В картинах с сюжетом, то есть в жанре, приходилось трудно в случае, если нужен был в фоне пейзаж «…» Тут надо было обратиться к пейзажистам, которые не были на высоком счету и считались так себе, баловнями, потому что сучок на дереве можно было рисовать короче
А. К. Саврасов
Большим ростом, сильной и мощной фигурой этот величайший артист с умным и добрым лицом производил впечатление отеческой искренности и доброты. Он, как многие русские, любил своих учеников всем сердцем своей души - его мастерская, класс, был свободнейшим учреждением всей Школы, он был контрастом строгих классов, фигурного и натурного, преподавателей которых сильно побаивались…

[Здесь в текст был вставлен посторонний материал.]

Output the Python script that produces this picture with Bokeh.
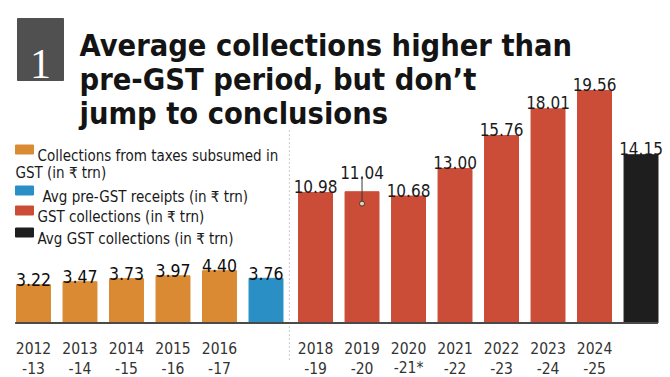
from bokeh.plotting import figure
from bokeh.models import Range1d, Label
from bokeh.core.properties import value
from bokeh.embed import file_html
from bokeh.resources import INLINE

# ---------------- data ----------------
pre_years = ["2012\n-13", "2013\n-14", "2014\n-15", "2015\n-16", "2016\n-17"]
pre_values = [3.22, 3.47, 3.73, 3.97, 4.40]
pre_avg_value = 3.76
gst_years = ["2018\n-19", "2019\n-20", "2020\n-21*", "2021\n-22", "2022\n-23", "2023\n-24", "2024\n-25"]
gst_values = [10.98, 11.04, 10.68, 13.00, 15.76, 18.01, 19.56]
gst_avg_value = 14.15
legend_labels = [
    "Collections from taxes subsumed in\nGST (in \u20b9 trn)",
    "Avg pre-GST receipts (in \u20b9 trn)",
    "GST collections (in \u20b9 trn)",
    "Avg GST collections (in \u20b9 trn)",
]
title_lines = ["Average collections higher than", "pre-GST period, but don\u2019t", "jump to conclusions"]

# ---------------- style ----------------
ORANGE = "#DA8A33"
BLUE = "#2A8FC4"
RED = "#CB4C37"
BLACK = "#1E1E1E"
TXT = "#1a1a1a"
W, H = 670, 377
COND = "DejaVu Sans Condensed"

GAP = 0.065
pre_x = [float(i) for i in range(len(pre_values))]
pre_avg_x = float(len(pre_values))
gst_x = [pre_avg_x + 1 + GAP + i for i in range(len(gst_values))]
gst_avg_x = gst_x[-1] + 1
BW = 0.73
X0, X1 = -0.7097, 13.699
PXU = 46.5     # px per x unit
PYU = 11.89    # px per y unit
BASE = 322.5   # baseline px from top

p = figure(width=W, height=H, output_backend="svg", toolbar_location=None,
           x_range=Range1d(X0, X1), y_range=Range1d(-(H - BASE) / PYU, BASE / PYU),
           min_border=0, x_axis_location=None, y_axis_location=None)
p.grid.visible = False
p.outline_line_color = None
p.background_fill_color = "white"
p.border_fill_color = "white"

def sy(top_px):
    return H - top_px

def dx(px):
    return X0 + px / PXU

def dy(py):
    return (BASE - py) / PYU

# separator
sep_x = (pre_avg_x + gst_x[0]) / 2 - 0.03
p.segment(x0=[sep_x], x1=[sep_x], y0=[dy(359)], y1=[dy(130)],
          line_color="#9a9a9a", line_width=1, line_dash="1 3")

# bars
p.vbar(x=pre_x, top=pre_values, width=BW, color=ORANGE)
p.vbar(x=[pre_avg_x], top=[pre_avg_value], width=BW, color=BLUE)
p.vbar(x=gst_x, top=gst_values, width=BW, color=RED)
p.vbar(x=[gst_avg_x], top=[gst_avg_value], width=BW, color=BLACK)

# baseline
p.segment(x0=[pre_x[0] - BW / 2 - 0.03], x1=[gst_avg_x + BW / 2], y0=[0], y1=[0],
          line_color="#4a4a4a", line_width=2)

# value labels: pre-GST
pv_x = pre_x + [pre_avg_x]
pv_v = pre_values + [pre_avg_value]
p.text(x=pv_x, y=pv_v, text=[f"{v:.2f}" for v in pv_v], text_align="center",
       text_baseline="alphabetic", y_offset=-5, text_font=value(COND),
       text_font_size="17.5px", text_color="#0d0d0d")
# value labels: GST period
gv_x = gst_x[:1] + gst_x[2:] + [gst_avg_x]
gv_v = gst_values[:1] + gst_values[2:] + [gst_avg_value]
p.text(x=gv_x, y=gv_v, text=[f"{v:.2f}" for v in gv_v], text_align="center",
       text_baseline="alphabetic", y_offset=-6, text_font=value(COND),
       text_font_size="17px", text_color=TXT)
# callout label (2019-20)
cx, cv = gst_x[1], gst_values[1]
p.text(x=[cx], y=[cv], text=[f"{cv:.2f}"], text_align="center", text_baseline="alphabetic",
       y_offset=-19, text_font=value(COND), text_font_size="17px", text_color=TXT)
p.segment(x0=[cx], x1=[cx], y0=[cv + 1.3], y1=[cv - 1.0], line_color="#3a3a3a", line_width=1)
p.scatter(x=[cx], y=[cv - 1.0], size=5, fill_color="#f0d0b0", line_color="#3a3a3a", line_width=1)

# year labels
yx = pre_x + gst_x
ylabels = pre_years + gst_years
p.text(x=yx, y=[0] * len(yx), text=[s.split("\n")[0] for s in ylabels], text_align="center",
       text_baseline="alphabetic", y_offset=25, text_font=value(COND),
       text_font_size="15.5px", text_color="#333333")
p.text(x=yx, y=[0] * len(yx), text=[s.split("\n")[1] for s in ylabels], text_align="center",
       text_baseline="alphabetic", y_offset=45, text_font=value(COND),
       text_font_size="15.5px", text_color="#333333")

# title box
p.rect(x=[dx(40)], y=[dy(49)], width=46 / PXU, height=62 / PYU, color="#505050")
p.text(x=[dx(40)], y=[dy(63)], text=["1"], text_align="center", text_baseline="alphabetic",
       text_font=value("Liberation Serif"), text_font_size="42px", text_color="white")
for i, line in enumerate(title_lines):
    p.add_layout(Label(x=79, y=sy(45 + 34 * i), x_units="screen", y_units="screen", text=line,
                       text_font=COND, text_font_style="bold", text_font_size="30.5px",
                       text_color="#141414", text_baseline="alphabetic"))

# legend
leg_colors = [ORANGE, BLUE, RED, BLACK]
leg_base = [155, 196, 216, 238]
leg_tx = [37, 42, 37, 37]
for lab, b, tx in zip(legend_labels, leg_base, leg_tx):
    lines = lab.split("\n")
    p.add_layout(Label(x=tx, y=sy(b), x_units="screen", y_units="screen", text=lines[0],
                       text_font=COND, text_font_size="15px", text_color=TXT,
                       text_baseline="alphabetic"))
    if len(lines) > 1:
        p.add_layout(Label(x=15, y=sy(b + 17), x_units="screen", y_units="screen", text=lines[1],
                           text_font=COND, text_font_size="15px", text_color=TXT,
                           text_baseline="alphabetic"))
p.rect(x=[dx(24)] * 4, y=[dy(b - 6) for b in leg_base], width=18 / PXU,
       height=9 / PYU, color=leg_colors)

open("out.html", "w").write(file_html(p, INLINE))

Саврасов, этот был отдельно. Часто я его видел в канцелярии, где собирались все преподаватели. Сидит Алексей Кондратьевич, такой большой, похож на доброго доктора - такие бывают. Сидит, сложив как-то робко, неуклюже свои огромные руки, и молчит, а если и скажет что-то - все как-то не про то - про фиалки, которые уже распустились, про то, что вот уже голуби из Москвы в Сокольники летают. А придет к нам в мастерскую редко, говорит: «Ступайте писать - ведь весна, уж лужи, воробьи чирикают - хорошо. Ступайте писать, пишите этюды, изучайте, главное - чувствуйте». Кругом стоим мы и ждем, что скажет нам этот милый, самый дорогой наш человек. Стою я, Ордынский, Светославский, Левитан и другие. А Саврасов говорит, что даль уже синеет, на дубах кора высохла, что писать нужно, только почувствовав, а подготовлять этюд, протирая битумом. И всем нам было понятно и больше ничего было не нужно. Все эти классы, гипсовые головы, натурщики с красивыми ногами казались такой ненужной ерундой, что неизвестно, за каким чертом это только заведено, и мы забывали и кордегардию и трезвиловку (как мы прозвали эти классы).

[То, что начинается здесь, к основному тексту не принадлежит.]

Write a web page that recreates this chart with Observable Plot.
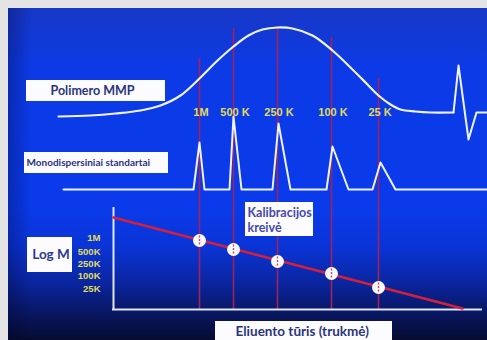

«Ступайте в Сокольники, фиалки уже распустились» - говорил Алексей Кондратьевич. И мы шли, шли каждый день, с пятачком в кармане, и то не у всех, а у богатых. И едва, для экономии, выдавленными красками писали и писали - и что выходило, кто знает?

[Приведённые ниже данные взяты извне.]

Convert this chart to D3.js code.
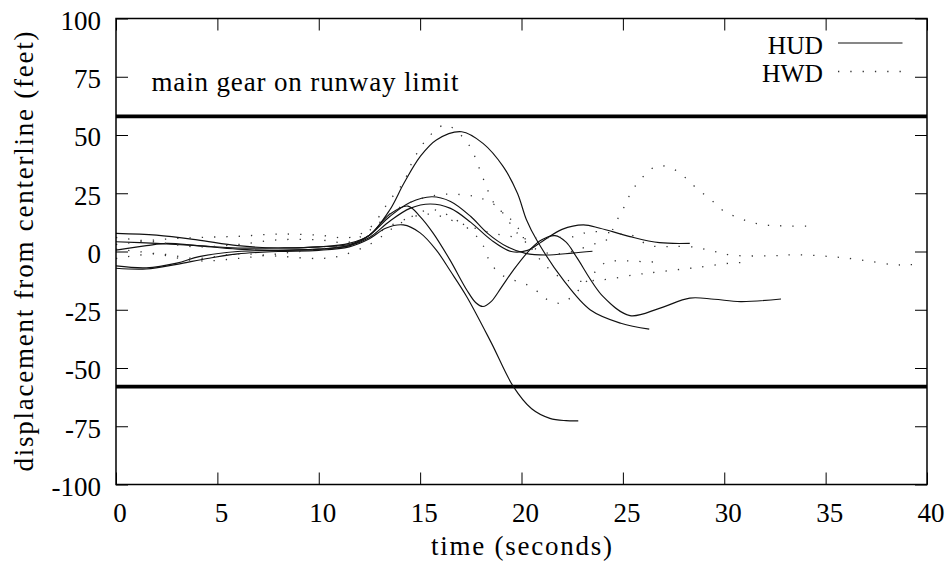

– немного похоже на натуру и очень хорошо.
Левитан не ходит в мастерскую, весна. «Где он, - спрашивает Алексей Кондратьевич, - давно его нет. Он, очевидно, влюблен. Это ничего, что не ходит, он там думает».
Я был болен, жил со своей матерью в небольшой комнате, Алексей Кондратьевич навестил меня. Лицо у него было огорченное, видно, что он переживал какие-то страдания, глубокие, душевные. Он был так добр со мной, говорил мне «ты». Надо заметить, что и Сорокин говорил с учениками на «ты», но Саврасов только после долгого знакомства говорил «ты». «Ты не печалься - все пройдет, знай, что главное есть созерцание, чувство мотива природы. Искусство и ландшафты не нужны, где нет чувства. Молодость счастлива потому, что она молодость. Если молодость не счастлива, значит, нет души, значит, старая молодость, значит, ничего не будет и в живописи - только холод и машина, одна ненужная теория. Нужда в молодости нужна, без нужды трудно трудиться, художником трудно сделаться; надо быть всегда влюбленным, если это дано - хорошо, нет - что делать, душа вынута».
Я так любил слушать его удивительную искреннюю лиру, наполненную непосредственной волей… И когда он уходил, я увидал его спину, рваное пальто и худые сапоги - слезы душили меня.
* * *
[Учение] в мастерской Алексея Кондратьевича Саврасова - одно из дивных воспоминаний моего детства. Мне было всего пятнадцать лет. Мы все, его ученики, - Левитан, я, Светославский, мой брат С. Коровин, Несслер, Ордынский, - мы все так его любили, Его огромная фигура с большими руками, широкая спина, большая голова с большими добрыми глазами - он был похож на какого-то доброго доктора: такие бывают в провинции. Он приходил в мастерскую редко - бедно одетый, окутанный в какой-то клетчатый плед. Лицо его было грустно - горькое и скорбное было в нем. Говорил он, когда смотрел на вашу работу, не сразу, сначала как бы конфузился, чамкал: «Это, это не совсем то. Как вам сказать? Вы не влюблены в природу, в природу, говорю я. Посмотрите, вот я был на днях в Марьиной роще. Дубы - кора уже зеленеет. Весна чувствуется в воздухе. Надо почувствовать, надо чувствовать, как хорошо в воздухе чувствуется весна. Подготовку делайте битумом и потом…» Он останавливался. Поэт-то хотел, чтобы все разом стали поэтами.
А мы восхищались и понимали «…» и шли гурьбой писать этюды в Сокольники, Останкино.
Другие преподаватели смотрели косо на мастерскую Саврасова. Говорили, что там отсебятиной занимаются, что пейзажисты - ерунда «…» Саврасов слушал, робко потирал свои огромные ладони, сидел опустив голову, что-то хотел отвечать, но совсем выходило не то, а потом пропадал на целый месяц.
Про один мой этюд Алексей Кондратьевич сказал мне: «Знаете, не показывайте его».